About 900 people packed Mandeville Auditorium April 24 to hear Mexican novelist, essayist, scholar and former diplomat Carlos Fuentes—one of Latin America’s best known and most respected literary and political voices.

Almost 80 years old, the unbowed and white-maned Fuentes presented “Globalization: A New Deal for a New Age” to an enthusiastic bilingual and binational audience.

Fuentes deplored international inequalities. Three trillion dollars circulate globally every day, he said, yet 20 percent of the world’s population has accumulated 80 percent of its wealth. We live in a world, he pointed out, where millions go hungry and without a roof over their heads. A burger's price tag equals about 10 minutes' worth of work in Chicago but four hours worth in Nairobi, Kenya, he also said.

Fuentes, the son of a diplomat who spent much of his childhood in Washington D.C., hearkened to the late President Franklin Delano Roosevelt,  calling for a “new New Deal of global governance that must begin like Roosevelt and the American people did from the bottom up.”

F.D.R. managed to lift the U.S. out of the Great Depression, Fuentes said, by channeling its youth into worthwhile community projects, while Germany and Japan, for example, channeled theirs into the military.

A “New Deal” in our age, Fuentes urged, must begin with expanding education, which must be at the top of the agenda here and worldwide.

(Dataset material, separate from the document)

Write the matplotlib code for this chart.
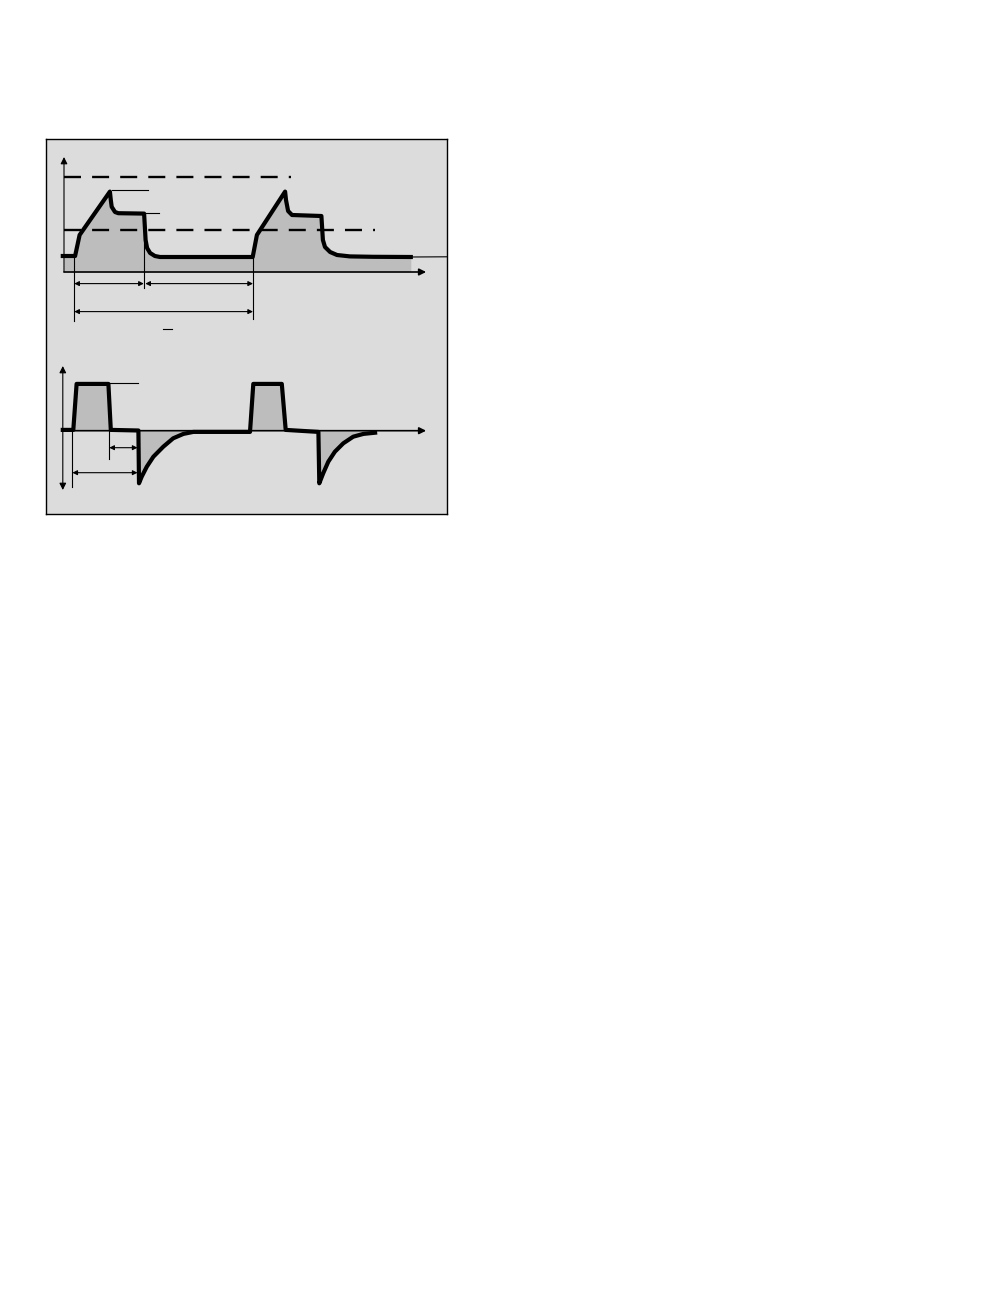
import matplotlib
matplotlib.use("Agg")
import matplotlib.pyplot as plt

# --- curva de presion (tiempo, presion) ---
t_pres = [-0.04, 0.37, 0.52, 1.53, 1.56, 1.59, 1.70, 1.81, 2.67, 2.72, 2.77, 2.87, 3.03, 3.20,
          6.29, 6.43, 7.37, 7.40, 7.47, 7.60, 8.58, 8.63, 8.70, 8.87, 9.10, 9.53, 10.30, 11.56]
p_pres = [4.0, 4.0, 9.25, 20.1, 18.0, 16.3, 15.0, 14.7, 14.6, 8.0, 6.0, 4.75, 4.0, 3.75,
          3.75, 9.25, 20.1, 18.0, 15.25, 14.25, 14.0, 8.0, 6.25, 5.0, 4.25, 3.9, 3.8, 3.75]

# --- curva de flujo (tiempo, flujo) ---
t_flujo = [-0.04, 0.31, 0.42, 1.48, 1.56, 2.48, 2.50, 2.59, 2.76, 2.98, 3.31, 3.64, 3.98, 4.31,
           6.20, 6.31, 7.26, 7.39, 8.48, 8.51, 8.64, 8.81, 9.03, 9.31, 9.64, 9.98, 10.37]
f_flujo = [0.2, 0.2, 11.7, 11.7, 0.2, 0.05, -13.15, -11.5, -9.0, -6.5, -4.0, -1.9, -0.8, -0.3,
           -0.3, 11.7, 11.7, 0.2, -0.3, -13.15, -10.65, -7.75, -5.25, -3.15, -1.5, -0.8, -0.5]

# lineas de referencia (presion)
p_alta = 23.75
p_baja = 10.6
t_fin_alta = 7.57
t_fin_baja = 10.37

GRIS_FONDO = '#dcdcdc'
GRIS_AREA = '#bdbdbd'

W, H = 1008, 1296
fig = plt.figure(figsize=(W / 100, H / 100), dpi=100)

def rect(x0, y0, x1, y1):
    # pixeles -> coordenadas de figura
    return [x0 / W, 1 - y1 / H, (x1 - x0) / W, (y1 - y0) / H]

# marco gris
marco = fig.add_axes(rect(46, 139, 447, 514))
marco.set_facecolor(GRIS_FONDO)
marco.set_xticks([]); marco.set_yticks([])
for s in marco.spines.values():
    s.set_linewidth(1.0)
    s.set_color('black')

def flecha(ax, x0, y0, x1, y1, estilo='<|-|>', esc=7, lw=0.8):
    ax.annotate('', xy=(x1, y1), xytext=(x0, y0),
                arrowprops=dict(arrowstyle=estilo, color='black', lw=lw,
                                mutation_scale=esc, shrinkA=0, shrinkB=0),
                annotation_clip=False)

def limpiar(ax):
    ax.set_facecolor('none')
    ax.set_xticks([]); ax.set_yticks([])
    for s in ax.spines.values():
        s.set_visible(False)

# ---------------- panel de presion ----------------
ax1 = fig.add_axes(rect(64, 157, 424, 272))
limpiar(ax1)
ax1.set_xlim(0, 12)
ax1.set_ylim(0, 28.75)

ax1.fill_between([max(t, 0) for t in t_pres], p_pres, 0, color=GRIS_AREA, lw=0, clip_on=False)
ax1.plot(t_pres, p_pres, color='black', lw=3, solid_joinstyle='round', clip_on=False, zorder=5)
ax1.plot([t_pres[-1], 12.77], [p_pres[-1], 3.8], color='black', lw=0.8, clip_on=False)

ax1.plot([0, t_fin_alta], [p_alta, p_alta], color='black', lw=1.7, dashes=(7.2, 4.7), clip_on=False)
ax1.plot([0, t_fin_baja], [p_baja, p_baja], color='black', lw=1.7, dashes=(7.2, 4.7), clip_on=False)

flecha(ax1, 0, 0, 0, 28.75, estilo='-|>', esc=10, lw=0.8)
flecha(ax1, 0, 0, 12.07, 0, estilo='-|>', esc=10, lw=1.2)

# marcas de pico y meseta
ax1.plot([1.59, 2.81], [20.4, 20.4], color='black', lw=0.8, clip_on=False)
ax1.plot([2.70, 3.17], [14.8, 14.8], color='black', lw=0.8, clip_on=False)

# cotas de tiempo
ax1.plot([0.343, 0.343], [4.0, -12.2], color='black', lw=0.8, clip_on=False)
ax1.plot([2.68, 2.68], [14.6, -4.0], color='black', lw=0.8, clip_on=False)
ax1.plot([6.31, 6.31], [3.75, -11.75], color='black', lw=0.8, clip_on=False)
flecha(ax1, 0.343, -2.9, 2.66, -2.9)
flecha(ax1, 2.71, -2.9, 6.30, -2.9)
flecha(ax1, 0.343, -9.9, 6.30, -9.9)
ax1.plot([3.29, 3.59], [-14.25, -14.25], color='black', lw=0.8, clip_on=False)

# ---------------- panel de flujo ----------------
ax2 = fig.add_axes(rect(64, 366, 424, 490))
limpiar(ax2)
ax2.set_xlim(0, 12)
ax2.set_ylim(-14.83, 16.18)

ax2.fill_between([max(t, 0) for t in t_flujo], f_flujo, 0, color=GRIS_AREA, lw=0, clip_on=False)
flecha(ax2, 0, 0, 12.07, 0, estilo='-|>', esc=10, lw=1.2)
ax2.plot(t_flujo, f_flujo, color='black', lw=3, solid_joinstyle='round', clip_on=False, zorder=5)
flecha(ax2, -0.04, -14.83, -0.04, 16.18, estilo='<|-|>', esc=10, lw=0.8)

ax2.plot([1.47, 2.47], [11.85, 11.85], color='black', lw=0.8, clip_on=False)
ax2.plot([0.28, 0.28], [0, -14.0], color='black', lw=0.8, clip_on=False)
ax2.plot([1.51, 1.51], [0, -7.15], color='black', lw=0.8, clip_on=False)
flecha(ax2, 1.51, -4.25, 2.45, -4.25)
flecha(ax2, 0.28, -10.5, 2.45, -10.5)

fig.savefig('out.png', dpi=100, facecolor='white')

We must also, he said, “defend work, the dignity of work.”

He closed by re-invoking the wisdom of the legal minds of the Renaissance who, in response to globalization challenges of the 1500’s brought on by Columbus’ discovery of the Americas and Copernicus’ discovery of the universe, declared: “No might without right.”

Frontiers are going
to be erased and new communities are going
to rise up.

Fuentes’ prepared presentation was followed by an audience Q&A.

In response to a question about national and international responsibilities on immigration, Fuentes expressed a wish that Mexico would give work to all its citizens and create a dilemma in the U.S.: Who would take over the jobs currently held by immigrants?

Asked an open-ended question about his views on frontiers, Fuentes celebrated not just the San Diego/Tijuana border region but also those all around the world as far away as China and Russia, where people are meeting and their cultures mixing. “These meetings of people must be respected,” Fuentes said, cautioning against fear and xenophobia. “Frontiers are going to be erased and new communities are going to rise up.”

Fuentes was introduced by historian Eric Van Young, interim dean of Arts and Humanities at UC San Diego, and Max Parra, associate professor of Latin American literature—the pair who had first conceived of inviting Fuentes to campus over a coffee last year.

Van Young described UCSD as “an academic environment, in which there is an ardent interest in Mexico and its culture.”

Referring specifically to the long-term “Mexico initiative” announced by Chancellor Marye Anne Fox in 2005, Van Young said, “understandably, much of this initiative consists of research and joint projects in the sciences and interest in themes of common importance in economic, political and social life. We humanists, however, would insist on the obvious fact that our bilateral relationships have a tremendous cultural importance, and that the awareness of Mexican culture and history more broadly should be part of any such deepening of UCSD’s engagement with Mexico.”

The talk was sponsored by UCSD’s Division of Arts and Humanities, Center for the Humanities and Revelle College, in conjunction with the Mexican Consulate in San Diego.

On April 25, Fuentes continued his campus visit by meeting with selected undergraduate students.